The report also rebuked top Department of Correction leaders for viewing the “the lethal injection process through a tunnel-vision, result-oriented lens” and claimed the agency failed to provide staff “with the necessary guidance and counsel needed to ensure that Tennessee’s lethal injection protocol was thorough, consistent, and followed.”

The department has since switched commissioners, with Strada taking over in January 2023. Its top attorney and the inspector general that month.

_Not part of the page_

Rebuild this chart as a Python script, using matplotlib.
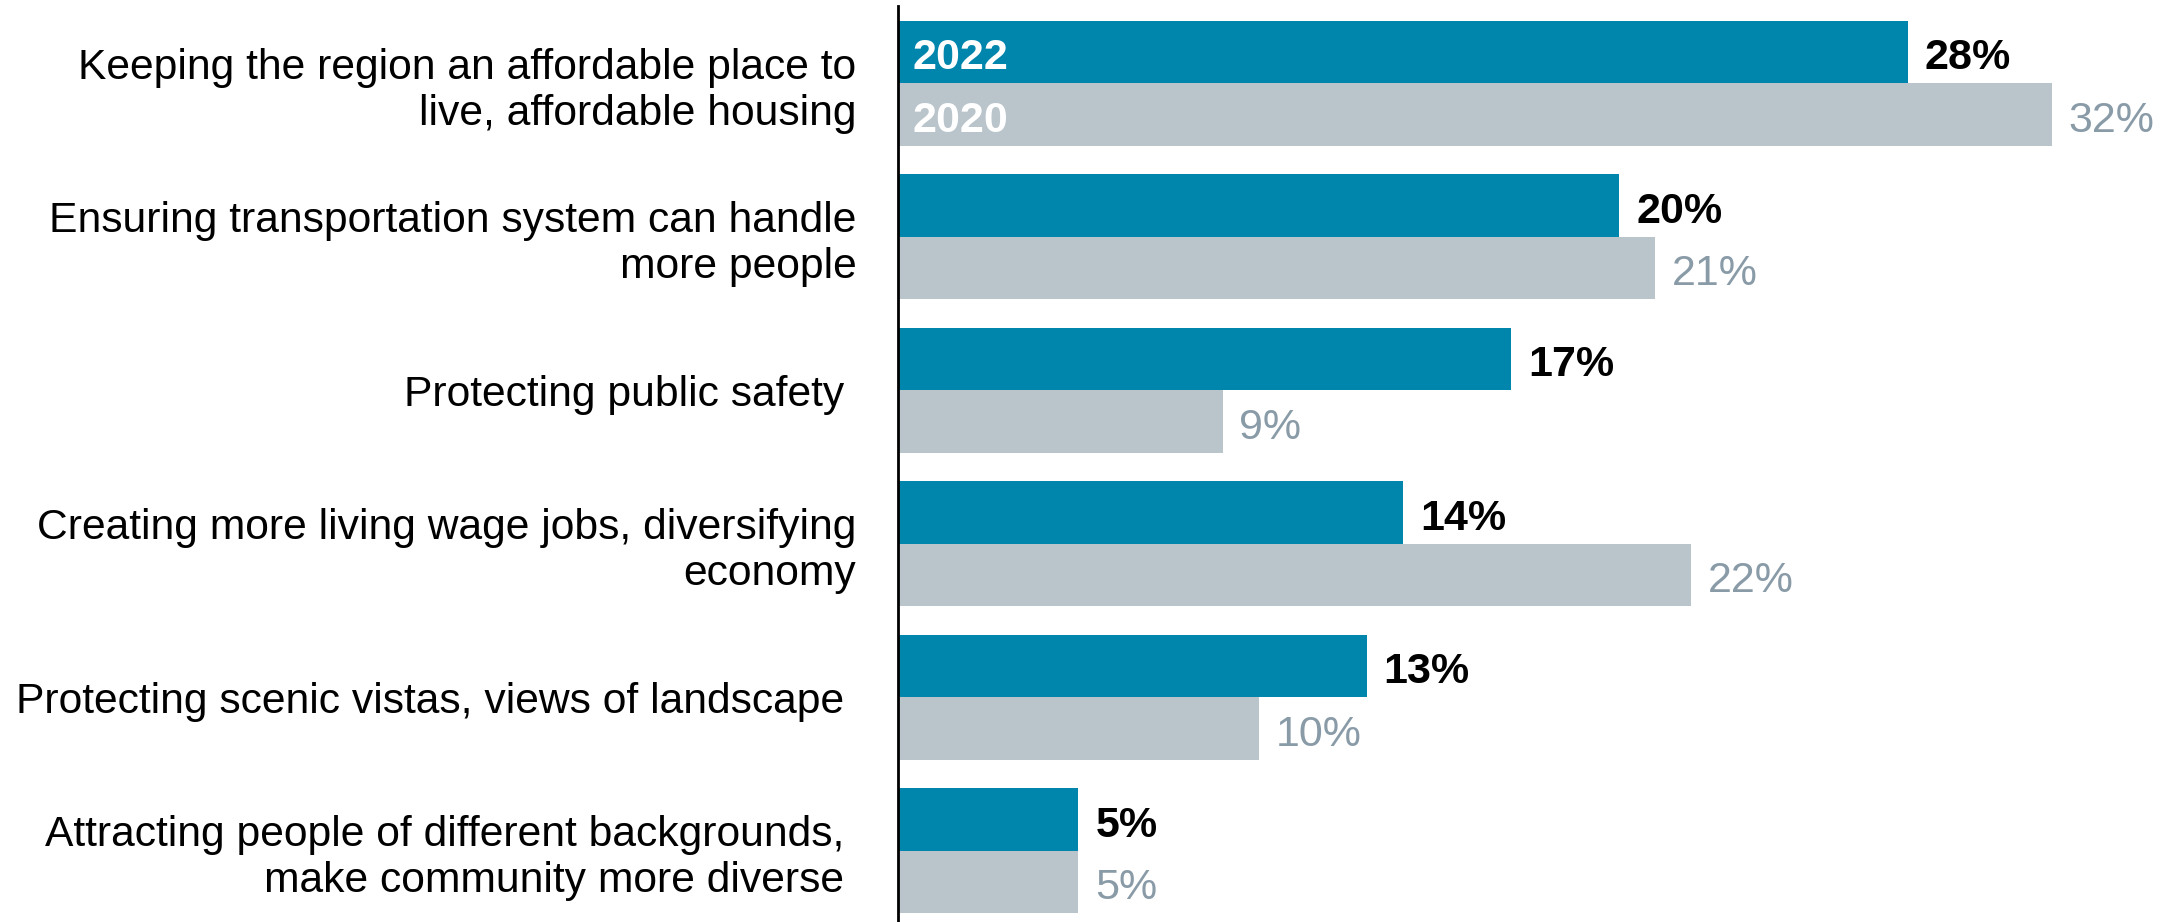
import matplotlib.pyplot as plt
import numpy as np

plt.rcParams['font.family'] = ['Liberation Sans', 'DejaVu Sans']

categories = [
    "Keeping the region an affordable place to\nlive, affordable housing",
    "Ensuring transportation system can handle\nmore people",
    "Protecting public safety ",
    "Creating more living wage jobs, diversifying\neconomy",
    "Protecting scenic vistas, views of landscape ",
    "Attracting people of different backgrounds, \nmake community more diverse ",
]
vals_2022 = [28, 20, 17, 14, 13, 5]
vals_2020 = [32, 21, 9, 22, 10, 5]
years = ["2022", "2020"]

teal = '#0086AD'
grey = '#BAC4CB'
grey_txt = '#8A9BA8'

fig = plt.figure(figsize=(21.77, 9.22), dpi=100)
ax = fig.add_axes([898 / 2177, 0, 1 - 898 / 2177, 1 - 6 / 922])

y = np.arange(len(categories))
h = 0.4075
ax.barh(y - h / 2, vals_2022, height=h, color=teal)
ax.barh(y + h / 2, vals_2020, height=h, color=grey)

ax.set_xlim(0, 35.47)
ax.set_ylim(5.464, -0.504)

fs = 31
pad = 0.47
dy = 0.04
for i in range(len(categories)):
    ax.text(vals_2022[i] + pad, i - h / 2 + dy, f"{vals_2022[i]}%", va='center', ha='left',
            fontsize=fs, fontweight='bold', color='black')
    ax.text(vals_2020[i] + pad, i + h / 2 + dy, f"{vals_2020[i]}%", va='center', ha='left',
            fontsize=fs, color=grey_txt)

ax.text(0.4, -h / 2 + dy, years[0], va='center', ha='left', fontsize=fs, fontweight='bold', color='white')
ax.text(0.4, h / 2 + dy, years[1], va='center', ha='left', fontsize=fs, fontweight='bold', color='white')

ax.set_yticks(y)
ax.set_yticklabels(categories, fontsize=30.7, linespacing=1.19)
ax.tick_params(axis='y', length=0, pad=30)
ax.set_xticks([])
for s in ['top', 'right', 'bottom']:
    ax.spines[s].set_visible(False)
ax.spines['left'].set_linewidth(2)
ax.spines['left'].set_color('black')

fig.savefig("out.png", dpi=100)
plt.close()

Kelley Henry, chief of the federal public defender’s habeas unit that represents many of Tennessee's death row inmates, said Tennessee has previously made “multiple misrepresentations to multiple courts about its execution protocols.” She also noted that there is federal litigation challenging several aspects of the state's current execution protocol, but that has been placed on hold through an agreement between the state and federal officials.

“The State, through the Attorney General, agreed to permit that litigation to continue at a normal pace once a new protocol is announced," Henry said in an email on Wednesday. "Given the history of misrepresentations made by the state, any new protocol will require thorough review.”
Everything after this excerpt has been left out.